* BEGIN *

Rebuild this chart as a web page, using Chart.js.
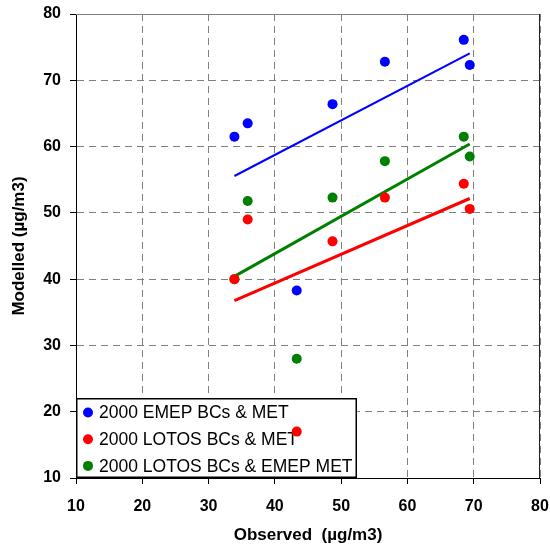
<!DOCTYPE html>
<html>
<head>
<meta charset="utf-8">
<script src="https://cdn.jsdelivr.net/npm/chart.js@4.4.1/dist/chart.umd.min.js"></script>
<style>
  html, body { margin: 0; padding: 0; background: #fff; }
  #wrap { width: 550px; height: 544px; }
</style>
</head>
<body>
<div id="wrap"><canvas id="scatter-chart" width="550" height="544"></canvas></div>
<script>
// Observed concentrations at the stations (x) and the three model runs (y)
const observed = [33.9, 35.9, 43.3, 48.7, 56.6, 68.5, 69.4];
const emepBcsMet = [61.5, 63.5, 38.3, 66.4, 72.8, 76.1, 72.3];
const lotosBcsMet = [40.0, 49.0, 17.0, 45.7, 52.3, 54.4, 50.6];
const lotosBcsEmepMet = [40.0, 51.8, 28.0, 52.3, 57.8, 61.5, 58.5];

const seriesNames = ['2000 EMEP BCs & MET', '2000 LOTOS BCs & MET', '2000 LOTOS BCs & EMEP MET'];
const seriesColors = ['#0000ff', '#ff0000', '#008000'];
const axisTicks = [10, 20, 30, 40, 50, 60, 70, 80];

const FONT = "'Liberation Sans', Arial, sans-serif";

const toPoints = ys => observed.map((x, i) => ({ x, y: ys[i] }));

// least squares trendline over the observed range
const trendline = ys => {
    const n = observed.length;
    const mx = observed.reduce((a, b) => a + b, 0) / n;
    const my = ys.reduce((a, b) => a + b, 0) / n;
    let sxy = 0, sxx = 0;
    observed.forEach((x, i) => {
        sxy += (x - mx) * (ys[i] - my);
        sxx += (x - mx) * (x - mx);
    });
    const slope = sxy / sxx;
    const x0 = Math.min(...observed), x1 = Math.max(...observed);
    return [x0, x1].map(x => ({ x, y: my + slope * (x - mx) }));
};

const series = [emepBcsMet, lotosBcsMet, lotosBcsEmepMet];

const pointSets = series.map((ys, i) => ({
    label: seriesNames[i],
    data: toPoints(ys),
    backgroundColor: seriesColors[i],
    borderColor: seriesColors[i],
    borderWidth: 0,
    pointRadius: 5,
    pointHoverRadius: 5
}));

const lineWidths = [2, 3, 3];
const trendSets = series.map((ys, i) => ({
    type: 'line',
    label: seriesNames[i] + ' trend',
    data: trendline(ys),
    borderColor: seriesColors[i],
    borderWidth: lineWidths[i],
    pointRadius: 0,
    fill: false
}));

// plot frame (top and right) and the boxed legend in the lower left corner
const frameAndLegend = {
    id: 'frameAndLegend',
    beforeDatasetsDraw(chart) {
        const { ctx, chartArea: a } = chart;
        ctx.save();
        ctx.lineWidth = 1;
        ctx.strokeStyle = '#808080';
        ctx.beginPath();
        ctx.moveTo(a.left, a.top + 0.5);
        ctx.lineTo(a.right, a.top + 0.5);
        ctx.stroke();
        ctx.strokeStyle = '#222';
        ctx.beginPath();
        ctx.moveTo(a.right - 0.5, a.top);
        ctx.lineTo(a.right - 0.5, a.bottom);
        ctx.stroke();

        const bx = a.left, bw = 281, bh = 80, by = a.bottom - bh;
        ctx.fillStyle = '#fff';
        ctx.fillRect(bx, by, bw, bh);
        ctx.strokeStyle = '#000';
        ctx.lineWidth = 1.5;
        ctx.strokeRect(bx + 0.75, by + 0.75, bw - 1.5, bh - 1.5);

        ctx.font = `17.5px ${FONT}`;
        ctx.textBaseline = 'middle';
        ctx.textAlign = 'left';
        pointSets.forEach((ds, i) => {
            const cy = by + 14.5 + i * 26.7;
            ctx.fillStyle = ds.backgroundColor;
            ctx.beginPath();
            ctx.arc(bx + 12, cy, 5, 0, Math.PI * 2);
            ctx.fill();
            ctx.fillStyle = '#000';
            ctx.fillText(ds.label, bx + 23, cy + 1);
        });
        ctx.restore();
    }
};

const gridStyle = {
    color: '#808080',
    lineWidth: 1,
    tickColor: '#000',
    tickLength: 6,
    tickBorderDash: [0, 0],
    tickWidth: 1
};
// axis line solid, grid lines dashed
const borderStyle = { color: '#000', width: 1, dash: [7, 5] };

new Chart(document.getElementById('scatter-chart'), {
    type: 'scatter',
    data: { datasets: [...pointSets, ...trendSets] },
    options: {
        responsive: false,
        animation: false,
        events: [],
        layout: { padding: { top: 14, right: 10, left: 0, bottom: 0 } },
        plugins: {
            legend: { display: false },
            tooltip: { enabled: false }
        },
        scales: {
            x: {
                type: 'linear',
                position: 'bottom',
                min: axisTicks[0],
                max: axisTicks[axisTicks.length - 1],
                afterBuildTicks: scale => { scale.ticks = axisTicks.map(value => ({ value })); },
                afterFit: scale => {
                    scale.height = 66;
                    scale.paddingLeft = 0;
                    scale.paddingRight = 0;
                },
                grid: gridStyle,
                border: borderStyle,
                ticks: {
                    color: '#000',
                    padding: 13,
                    maxRotation: 0,
                    font: { family: FONT, size: 16, weight: 'bold' }
                },
                title: {
                    display: true,
                    text: 'Observed  (µg/m3)',
                    color: '#000',
                    padding: { top: 0, bottom: 0 },
                    font: { family: FONT, size: 17, weight: 'bold', lineHeight: 1 }
                }
            },
            y: {
                type: 'linear',
                min: axisTicks[0],
                max: axisTicks[axisTicks.length - 1],
                afterBuildTicks: scale => { scale.ticks = axisTicks.map(value => ({ value })); },
                afterFit: scale => {
                    scale.width = 76;
                    scale.paddingTop = 0;
                    scale.paddingBottom = 0;
                },
                grid: gridStyle,
                border: borderStyle,
                ticks: {
                    color: '#000',
                    padding: 9,
                    font: { family: FONT, size: 16, weight: 'bold' }
                },
                title: {
                    display: true,
                    text: 'Modelled (µg/m3)',
                    color: '#000',
                    padding: { top: 11, bottom: 0 },
                    font: { family: FONT, size: 17, weight: 'bold', lineHeight: 1 }
                }
            }
        }
    },
    plugins: [frameAndLegend]
});
</script>
</body>
</html>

* END *

◆ Exercise description:
Emit the lines of the material exactly, from its first line to the line containing "const toPoints = ys", inclusive; leave every picture out.

◆ Complete output:
Rebuild this chart as a web page, using Chart.js.
<!DOCTYPE html>
<html>
<head>
<meta charset="utf-8">
<script src="https://cdn.jsdelivr.net/npm/chart.js@4.4.1/dist/chart.umd.min.js"></script>
<style>
  html, body { margin: 0; padding: 0; background: #fff; }
  #wrap { width: 550px; height: 544px; }
</style>
</head>
<body>
<div id="wrap"><canvas id="scatter-chart" width="550" height="544"></canvas></div>
<script>
// Observed concentrations at the stations (x) and the three model runs (y)
const observed = [33.9, 35.9, 43.3, 48.7, 56.6, 68.5, 69.4];
const emepBcsMet = [61.5, 63.5, 38.3, 66.4, 72.8, 76.1, 72.3];
const lotosBcsMet = [40.0, 49.0, 17.0, 45.7, 52.3, 54.4, 50.6];
const lotosBcsEmepMet = [40.0, 51.8, 28.0, 52.3, 57.8, 61.5, 58.5];

const seriesNames = ['2000 EMEP BCs & MET', '2000 LOTOS BCs & MET', '2000 LOTOS BCs & EMEP MET'];
const seriesColors = ['#0000ff', '#ff0000', '#008000'];
const axisTicks = [10, 20, 30, 40, 50, 60, 70, 80];

const FONT = "'Liberation Sans', Arial, sans-serif";

const toPoints = ys => observed.map((x, i) => ({ x, y: ys[i] }));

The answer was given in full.